Show every line of the records below that contains the word "diagram".
--- begin EXERCISE INPUT ---
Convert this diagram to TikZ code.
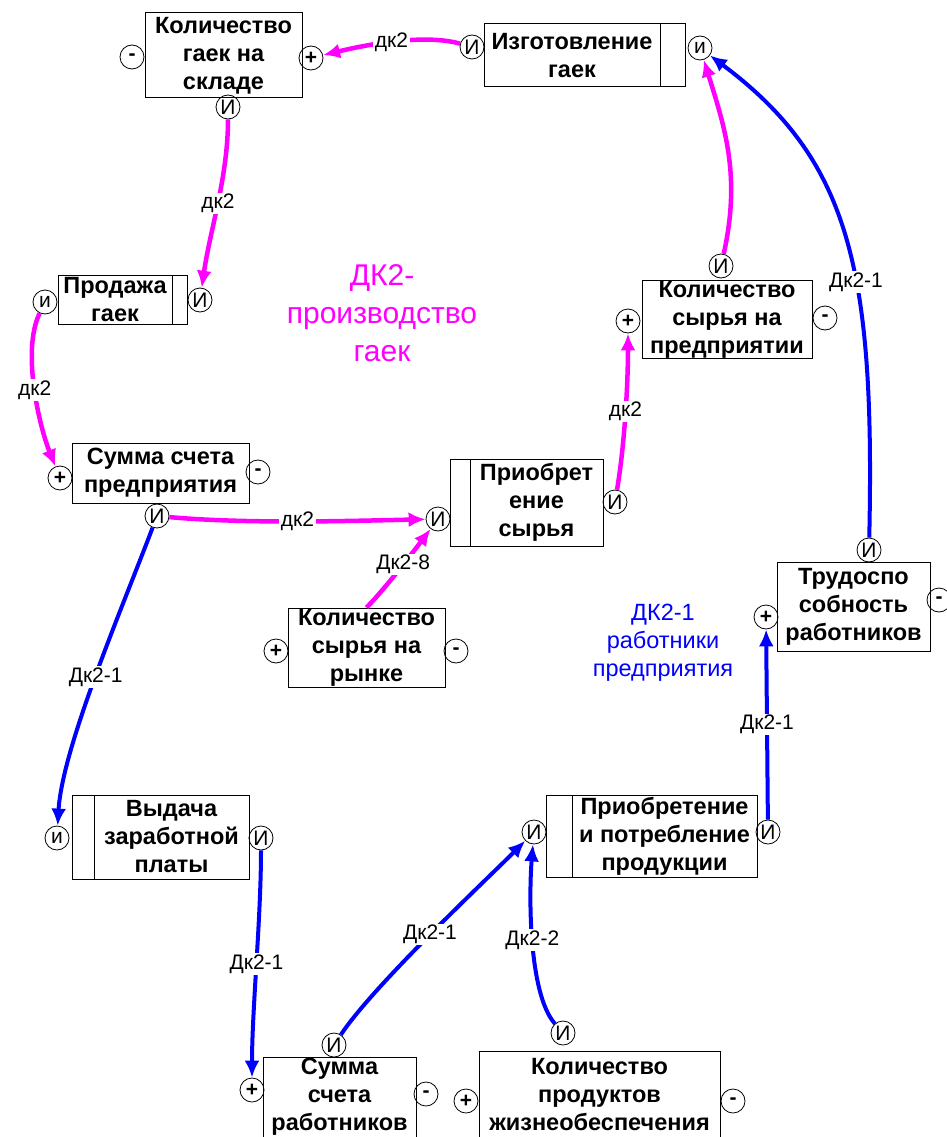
--- end EXERCISE INPUT ---
--- begin EXERCISE INPUT ---
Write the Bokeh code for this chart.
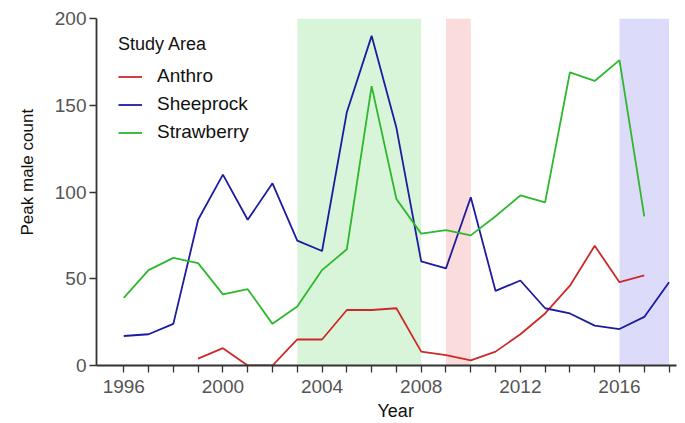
--- end EXERCISE INPUT ---
--- begin EXERCISE INPUT ---
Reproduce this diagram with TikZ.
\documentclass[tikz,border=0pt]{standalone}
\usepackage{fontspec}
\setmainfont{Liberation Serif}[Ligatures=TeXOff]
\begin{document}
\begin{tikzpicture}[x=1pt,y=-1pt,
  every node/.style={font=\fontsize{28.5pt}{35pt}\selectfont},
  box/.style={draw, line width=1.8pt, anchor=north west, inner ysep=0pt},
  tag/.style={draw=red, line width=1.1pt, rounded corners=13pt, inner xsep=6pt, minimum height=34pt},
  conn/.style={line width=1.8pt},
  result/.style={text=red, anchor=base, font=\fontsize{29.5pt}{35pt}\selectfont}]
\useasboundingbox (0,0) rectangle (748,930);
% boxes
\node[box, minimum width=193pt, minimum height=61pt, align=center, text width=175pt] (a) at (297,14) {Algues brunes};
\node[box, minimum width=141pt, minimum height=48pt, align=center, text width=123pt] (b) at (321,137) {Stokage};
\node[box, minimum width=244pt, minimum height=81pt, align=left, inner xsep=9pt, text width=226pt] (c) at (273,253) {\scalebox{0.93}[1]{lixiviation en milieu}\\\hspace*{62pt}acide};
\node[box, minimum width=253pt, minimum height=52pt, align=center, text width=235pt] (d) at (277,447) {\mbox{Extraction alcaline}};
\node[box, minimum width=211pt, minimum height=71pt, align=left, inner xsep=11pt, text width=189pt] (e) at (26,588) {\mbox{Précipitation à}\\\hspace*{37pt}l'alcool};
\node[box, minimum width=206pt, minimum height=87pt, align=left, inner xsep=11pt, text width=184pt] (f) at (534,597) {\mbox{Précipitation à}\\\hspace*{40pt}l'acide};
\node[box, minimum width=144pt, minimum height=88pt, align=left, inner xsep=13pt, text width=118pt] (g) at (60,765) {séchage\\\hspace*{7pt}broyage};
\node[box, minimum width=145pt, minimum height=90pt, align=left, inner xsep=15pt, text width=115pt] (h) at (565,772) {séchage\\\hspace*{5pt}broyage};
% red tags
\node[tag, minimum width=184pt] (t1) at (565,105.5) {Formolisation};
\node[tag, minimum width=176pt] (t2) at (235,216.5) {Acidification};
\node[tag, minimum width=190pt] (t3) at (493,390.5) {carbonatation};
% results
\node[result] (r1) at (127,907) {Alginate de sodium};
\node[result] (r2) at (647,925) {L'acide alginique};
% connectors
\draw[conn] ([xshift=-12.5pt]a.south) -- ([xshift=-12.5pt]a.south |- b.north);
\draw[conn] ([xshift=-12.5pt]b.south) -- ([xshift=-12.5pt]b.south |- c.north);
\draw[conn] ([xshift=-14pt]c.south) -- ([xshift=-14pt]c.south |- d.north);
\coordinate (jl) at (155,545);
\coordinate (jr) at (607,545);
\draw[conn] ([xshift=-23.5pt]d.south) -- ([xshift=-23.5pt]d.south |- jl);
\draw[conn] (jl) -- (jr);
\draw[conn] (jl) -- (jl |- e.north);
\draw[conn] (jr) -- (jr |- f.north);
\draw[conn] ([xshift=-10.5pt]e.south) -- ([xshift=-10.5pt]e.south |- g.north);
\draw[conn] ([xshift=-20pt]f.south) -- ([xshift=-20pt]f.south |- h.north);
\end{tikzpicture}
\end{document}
--- end EXERCISE INPUT ---
OUTPUT FOR THIS TASK –
Convert this diagram to TikZ code.
Reproduce this diagram with TikZ.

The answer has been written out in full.